ING’s home teachers
Denial, anger, bargaining – or enjoying having more time with your kids? What phase of homeschooling are you in? It’s been weeks since millions of children around the world were sent from home from school because of the coronavirus pandemic. None of their parents signed up to become teachers. We asked a few ING parents to share their experiences.
“They have learned important life lessons”
“My children are 10 and 14, so I’m lucky to say they follow their online classes on their own. Keeping an active 10-year-old happy at home isn’t easy though. My husband and I take turns during the day to play basketball and football with him, as he’s a fan of both sports. My 14-year-old misses her friends and finds it quite boring to stay at home, which I fully understand at her age. We usually go for a walk together at the end of my long day, spent on the phone, so we can get some fresh air. This, and my early-morning coffee when the house is quiet, are my two favourite moments of the day.

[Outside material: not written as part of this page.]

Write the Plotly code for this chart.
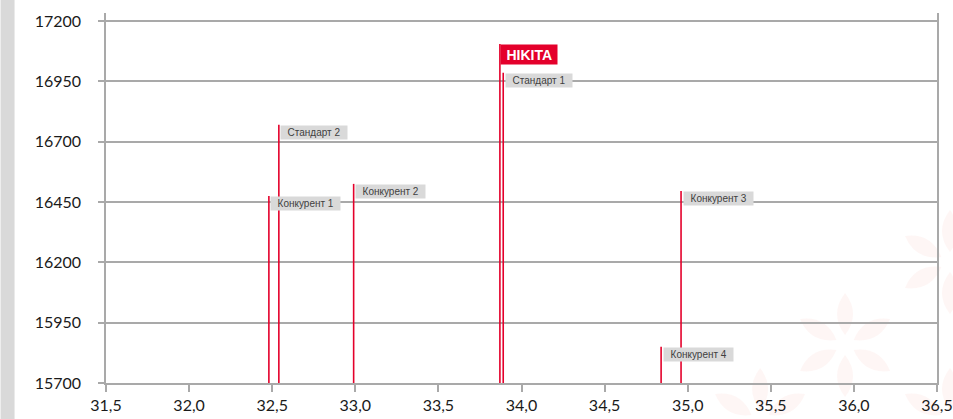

“I grew up in a country where chaos is seen as normal, even routine, sometimes. I think we should consider ourselves lucky as long as we are healthy and have our loved ones around. This is enough for me to feel at peace and grateful to God for what I have in my life. I’m not worried about the classes my children are missing, or that my husband and I don’t teach them maths or science as effectively as their teachers. They have both learned more important life lessons during this crisis. Try to enjoy the time you have with your children and family because it’s a very rare experience for all of us.”
“It’s impossible to be the perfect parent and employee”
“I remember that moment perfectly: I was in an important work call and my six-year-old daughter asked me to read her a book while my three-year-old son wanted me to play firefighter with him. I thought I was going to lose my mind. The following day, I organised activities and allowed them to make a mess in the house. My mess tolerance level is stretched to the max but my children are happy. My husband and I try to divide tasks but I do most of the work around the house. I love watching my kids play together, which normally lasts for about seven minutes.
“I’ve realised it’s impossible to be the perfect parent and employee at the same time, so we all need to relax a little. Heads up, it’s a temporary situation!”
“Every day is different and depends on how everyone is feeling”
“Every day is different and depends on how everyone is feeling. My husband can’t work from home so I spend most of the day with our four children. The eldest ones attend their classes online, I usually help the middle one with her homework, and we keep the youngest entertained with paintings, puzzles and other creative activities.
“There are times when I feel like I’m failing as a mom, if I am on the phone for example and they ask me questions that I can’t answer right away. But these times are quickly forgotten when we gather around the table for lunch and dinner every day, which is when I feel the happiest.”
“We divide tasks based on ‘skills’”
“I felt like I hit a wall on the very first day. My wife and I realised it was going to be more challenging than expected to keep an energetic three-year-old occupied all day. We usually divide tasks based on our ‘skills’ so my wife usually cooks, I clean, and if we have to take calls at the same time, we allow some screen time for our daughter. We get work done while she’s asleep. That’s also when we plan our imaginary holidays.
“In between building tents and tunnels out of pillows and blankets, drawing, playing hide and seek, baking cookies, and other creative activities, I try to find some time to study, read or experiment with stuff (I’m a science guy). I find it hardest to try to focus on work when the little one keeps on bugging me with cute things and questions.”
“Don’t be afraid to ask for help”
“I have five children. I am actively involved in homeschooling my three eldest, which mostly means keeping their motivation levels up given they are teenagers. We have agreed on specific times during the day when they can ask me questions or discuss any issues they might have. My six-year-old daughter needs more attention, so she sits with me during the day. It’s quite nice – I feel like I have a colleague around.
“It took some time to adjust to the new normal. I am fortunate to have a nanny looking after the twins. I’m busy with work calls the whole day so I try to make the most of my ‘me time’ early in the morning before the ‘madness’ begins. I listen to music, exercise, read, or simply enjoy my coffee in the garden. It helps me clear my mind and stay sane, which is a relative concept with five children under the age of 14. We are going through unprecedented circumstances and my heart and thoughts go out to those in need. We’re not alone in this. Don’t be afraid to ask for help, talk to colleagues, friends and family.”
“I feel like hiding in the basement”
“Our boys are 8 and 10 so they still need our support with their schoolwork. My wife and I take turns in attending meetings online and helping them out.
“I started a master’s degree in September, which is going at full speed now. Sometimes, when I need to focus on work and writing my paper, and my children are fighting in the background, I feel like hiding in the basement for a while. Despite having days like that, I’m grateful to have created beautiful moments with my family. My youngest has a visual impairment issue and has been afraid of riding a bike for years. Taking 15 minutes every day to cycle with him did the trick and he loves riding his bike now.”